Task directions —
Read the lines that follow and pick out every one containing the word "this".

(A run of records)
• • •

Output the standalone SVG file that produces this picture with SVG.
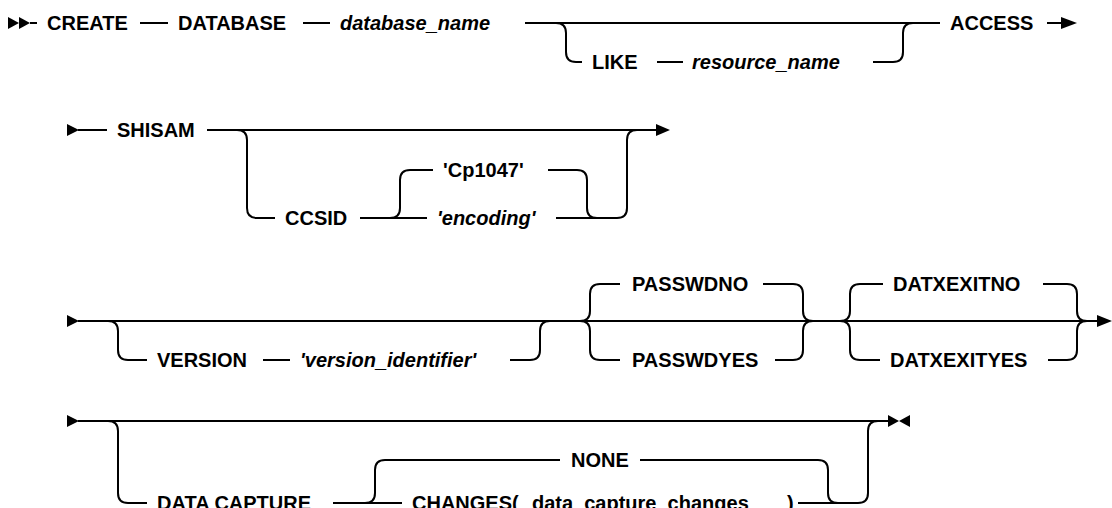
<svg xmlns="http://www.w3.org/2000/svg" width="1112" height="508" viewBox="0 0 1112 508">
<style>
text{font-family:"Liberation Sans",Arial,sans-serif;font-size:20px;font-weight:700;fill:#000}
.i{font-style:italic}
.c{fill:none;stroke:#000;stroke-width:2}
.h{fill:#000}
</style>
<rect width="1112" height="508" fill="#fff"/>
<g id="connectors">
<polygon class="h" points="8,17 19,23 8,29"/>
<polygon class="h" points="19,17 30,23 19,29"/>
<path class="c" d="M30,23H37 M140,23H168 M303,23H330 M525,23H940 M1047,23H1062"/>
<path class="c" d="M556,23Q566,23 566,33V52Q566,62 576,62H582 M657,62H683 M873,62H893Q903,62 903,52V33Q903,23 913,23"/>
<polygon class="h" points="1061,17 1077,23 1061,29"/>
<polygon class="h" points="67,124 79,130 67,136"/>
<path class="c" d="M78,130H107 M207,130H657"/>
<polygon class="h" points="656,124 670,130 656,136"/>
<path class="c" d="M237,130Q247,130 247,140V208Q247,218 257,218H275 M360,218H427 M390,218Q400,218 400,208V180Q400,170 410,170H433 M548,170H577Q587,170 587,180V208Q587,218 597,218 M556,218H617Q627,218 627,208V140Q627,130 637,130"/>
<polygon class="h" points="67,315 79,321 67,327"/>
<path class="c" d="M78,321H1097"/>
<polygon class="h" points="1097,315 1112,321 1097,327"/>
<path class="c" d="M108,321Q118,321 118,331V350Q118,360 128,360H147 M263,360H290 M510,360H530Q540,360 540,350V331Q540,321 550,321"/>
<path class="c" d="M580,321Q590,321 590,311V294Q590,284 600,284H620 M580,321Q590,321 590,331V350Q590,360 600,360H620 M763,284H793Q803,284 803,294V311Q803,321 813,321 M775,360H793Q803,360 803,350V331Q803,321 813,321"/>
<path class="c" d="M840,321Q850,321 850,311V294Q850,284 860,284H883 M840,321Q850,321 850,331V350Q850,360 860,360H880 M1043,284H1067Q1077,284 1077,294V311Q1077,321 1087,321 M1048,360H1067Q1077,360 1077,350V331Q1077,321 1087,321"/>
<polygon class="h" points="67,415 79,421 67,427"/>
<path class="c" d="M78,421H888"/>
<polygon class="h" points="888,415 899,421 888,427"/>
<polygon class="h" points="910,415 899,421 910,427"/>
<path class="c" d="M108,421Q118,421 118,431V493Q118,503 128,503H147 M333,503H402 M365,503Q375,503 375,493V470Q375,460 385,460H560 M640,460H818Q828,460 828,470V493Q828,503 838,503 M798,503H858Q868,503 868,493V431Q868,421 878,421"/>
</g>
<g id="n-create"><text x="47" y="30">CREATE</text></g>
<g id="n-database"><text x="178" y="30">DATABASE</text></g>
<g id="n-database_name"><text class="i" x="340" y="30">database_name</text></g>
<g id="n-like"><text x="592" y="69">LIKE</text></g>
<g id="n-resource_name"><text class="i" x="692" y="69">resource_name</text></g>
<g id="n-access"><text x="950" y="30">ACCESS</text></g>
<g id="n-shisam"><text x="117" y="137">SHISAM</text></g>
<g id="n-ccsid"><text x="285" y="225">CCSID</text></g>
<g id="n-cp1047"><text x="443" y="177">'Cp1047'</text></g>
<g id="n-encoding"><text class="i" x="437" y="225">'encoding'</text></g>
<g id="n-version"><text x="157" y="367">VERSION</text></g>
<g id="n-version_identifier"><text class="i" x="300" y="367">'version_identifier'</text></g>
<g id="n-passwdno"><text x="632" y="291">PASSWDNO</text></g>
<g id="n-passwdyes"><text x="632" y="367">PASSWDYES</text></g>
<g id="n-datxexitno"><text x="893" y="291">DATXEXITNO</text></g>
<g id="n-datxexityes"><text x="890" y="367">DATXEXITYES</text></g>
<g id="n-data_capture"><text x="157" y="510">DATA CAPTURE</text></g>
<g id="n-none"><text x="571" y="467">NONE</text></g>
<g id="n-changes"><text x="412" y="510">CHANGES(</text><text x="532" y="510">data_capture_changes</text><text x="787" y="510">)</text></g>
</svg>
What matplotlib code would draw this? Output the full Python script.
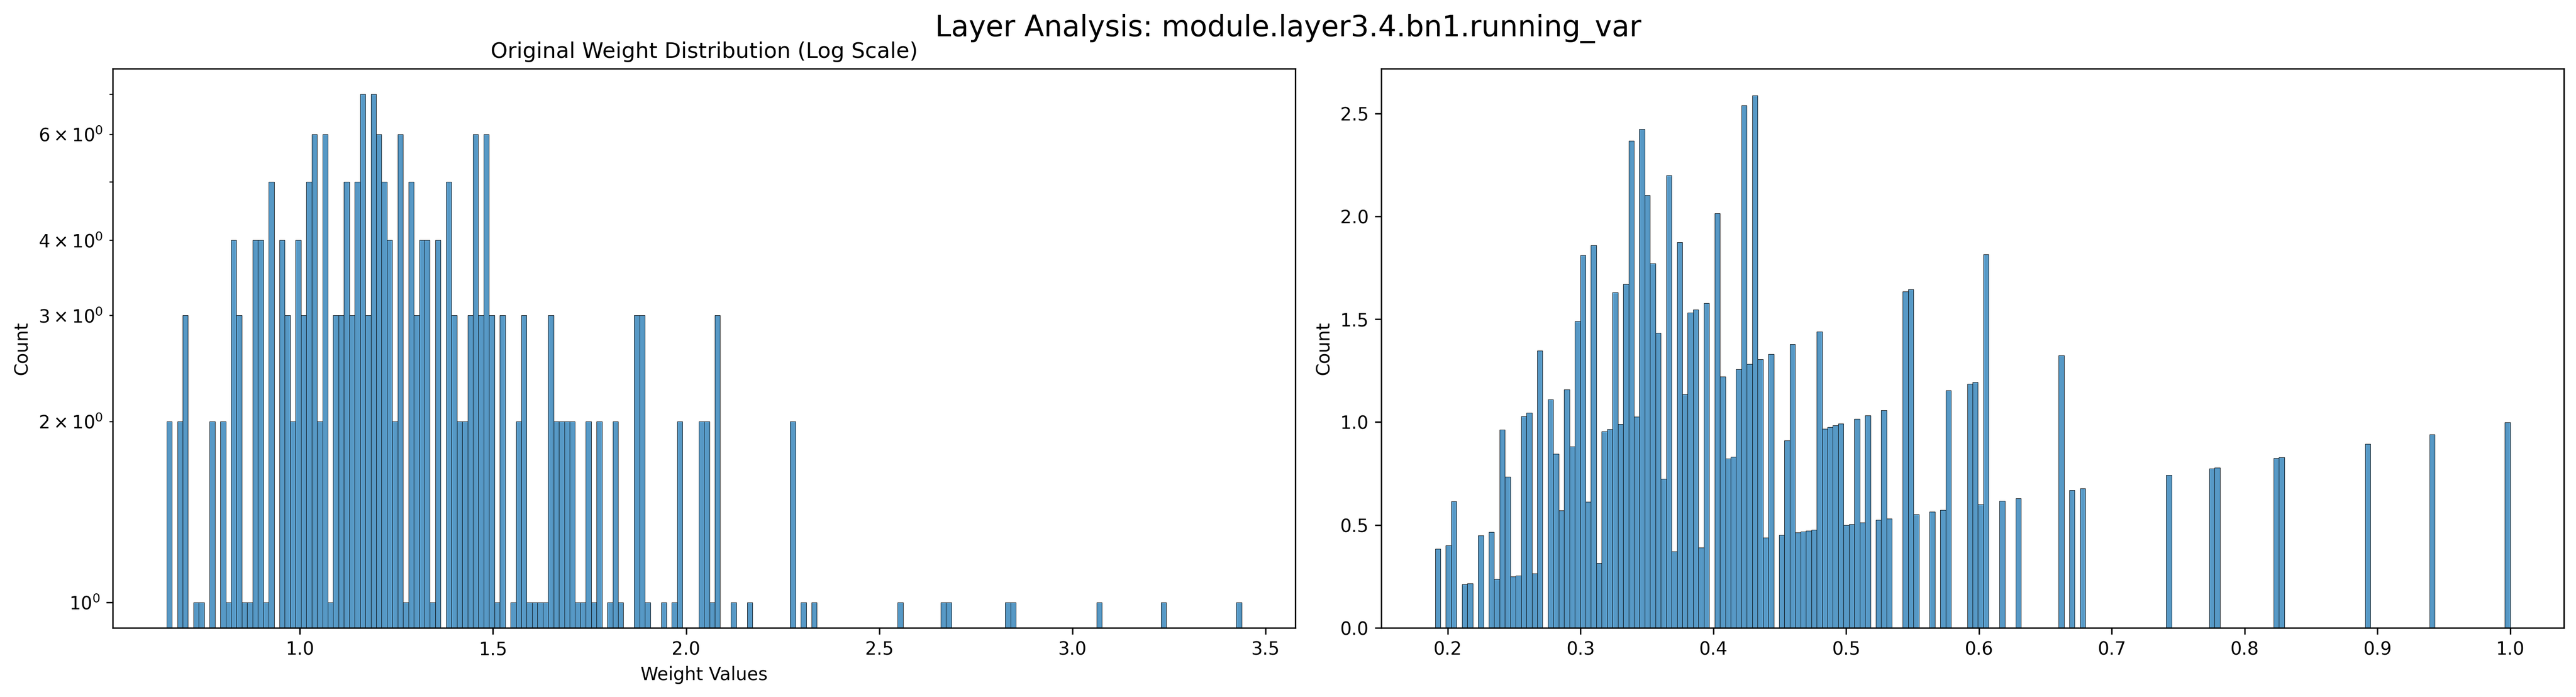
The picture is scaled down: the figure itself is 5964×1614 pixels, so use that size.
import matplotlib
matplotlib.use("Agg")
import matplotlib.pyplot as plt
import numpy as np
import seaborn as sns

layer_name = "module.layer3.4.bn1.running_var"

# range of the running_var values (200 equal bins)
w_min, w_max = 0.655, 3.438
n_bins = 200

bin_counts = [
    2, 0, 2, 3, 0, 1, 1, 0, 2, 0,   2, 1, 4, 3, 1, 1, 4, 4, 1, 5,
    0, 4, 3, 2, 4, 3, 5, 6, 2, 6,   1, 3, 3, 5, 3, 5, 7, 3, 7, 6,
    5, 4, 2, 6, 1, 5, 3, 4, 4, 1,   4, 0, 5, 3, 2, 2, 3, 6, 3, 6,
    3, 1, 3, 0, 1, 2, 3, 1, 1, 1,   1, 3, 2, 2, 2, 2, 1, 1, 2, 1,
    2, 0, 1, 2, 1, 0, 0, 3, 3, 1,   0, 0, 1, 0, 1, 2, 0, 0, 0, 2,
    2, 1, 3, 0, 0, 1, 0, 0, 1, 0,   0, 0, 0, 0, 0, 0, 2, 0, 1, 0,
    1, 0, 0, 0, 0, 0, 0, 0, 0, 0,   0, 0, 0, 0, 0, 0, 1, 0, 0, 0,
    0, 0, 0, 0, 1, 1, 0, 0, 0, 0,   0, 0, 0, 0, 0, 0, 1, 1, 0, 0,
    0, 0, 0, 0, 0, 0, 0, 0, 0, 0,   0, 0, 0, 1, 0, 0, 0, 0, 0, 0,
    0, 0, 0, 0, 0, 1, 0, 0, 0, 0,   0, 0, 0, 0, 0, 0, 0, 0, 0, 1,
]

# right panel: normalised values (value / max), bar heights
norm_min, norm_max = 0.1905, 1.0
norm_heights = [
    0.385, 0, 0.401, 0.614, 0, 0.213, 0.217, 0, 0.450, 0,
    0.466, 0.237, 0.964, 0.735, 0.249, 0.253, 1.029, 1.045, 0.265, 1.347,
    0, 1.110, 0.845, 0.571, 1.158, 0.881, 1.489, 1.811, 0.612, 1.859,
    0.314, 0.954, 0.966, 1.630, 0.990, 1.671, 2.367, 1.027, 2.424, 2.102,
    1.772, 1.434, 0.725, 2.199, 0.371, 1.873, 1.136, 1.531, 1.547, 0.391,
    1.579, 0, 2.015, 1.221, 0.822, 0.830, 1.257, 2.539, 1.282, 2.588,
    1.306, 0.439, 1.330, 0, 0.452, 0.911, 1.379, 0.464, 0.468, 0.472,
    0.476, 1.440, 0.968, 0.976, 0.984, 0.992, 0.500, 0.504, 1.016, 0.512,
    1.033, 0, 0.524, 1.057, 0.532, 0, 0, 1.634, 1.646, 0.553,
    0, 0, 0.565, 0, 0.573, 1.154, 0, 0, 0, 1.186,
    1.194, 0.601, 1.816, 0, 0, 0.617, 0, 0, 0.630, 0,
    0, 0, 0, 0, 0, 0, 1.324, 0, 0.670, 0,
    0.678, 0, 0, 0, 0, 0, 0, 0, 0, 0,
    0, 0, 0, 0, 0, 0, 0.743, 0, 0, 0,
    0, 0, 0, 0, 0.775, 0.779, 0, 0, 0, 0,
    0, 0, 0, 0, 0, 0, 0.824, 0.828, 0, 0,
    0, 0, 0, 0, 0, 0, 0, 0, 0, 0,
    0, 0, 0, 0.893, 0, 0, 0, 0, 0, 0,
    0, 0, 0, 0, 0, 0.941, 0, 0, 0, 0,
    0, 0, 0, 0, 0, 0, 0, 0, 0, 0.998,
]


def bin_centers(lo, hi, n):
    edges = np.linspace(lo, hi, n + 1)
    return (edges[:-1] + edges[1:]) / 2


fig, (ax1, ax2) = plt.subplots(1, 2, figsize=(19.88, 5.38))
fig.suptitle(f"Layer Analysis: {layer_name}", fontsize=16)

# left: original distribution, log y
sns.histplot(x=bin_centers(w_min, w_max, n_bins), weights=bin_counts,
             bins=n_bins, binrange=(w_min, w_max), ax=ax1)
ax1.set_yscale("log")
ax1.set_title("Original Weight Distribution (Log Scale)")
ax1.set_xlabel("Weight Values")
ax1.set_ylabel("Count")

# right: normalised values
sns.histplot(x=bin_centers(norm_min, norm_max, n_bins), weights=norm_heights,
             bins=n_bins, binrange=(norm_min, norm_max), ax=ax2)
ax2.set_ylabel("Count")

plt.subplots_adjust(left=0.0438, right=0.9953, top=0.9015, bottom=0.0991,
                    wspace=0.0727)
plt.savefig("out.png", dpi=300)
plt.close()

• • •

Result of the exercise —
Output the standalone SVG file that produces this picture with SVG.
What matplotlib code would draw this? Output the full Python script.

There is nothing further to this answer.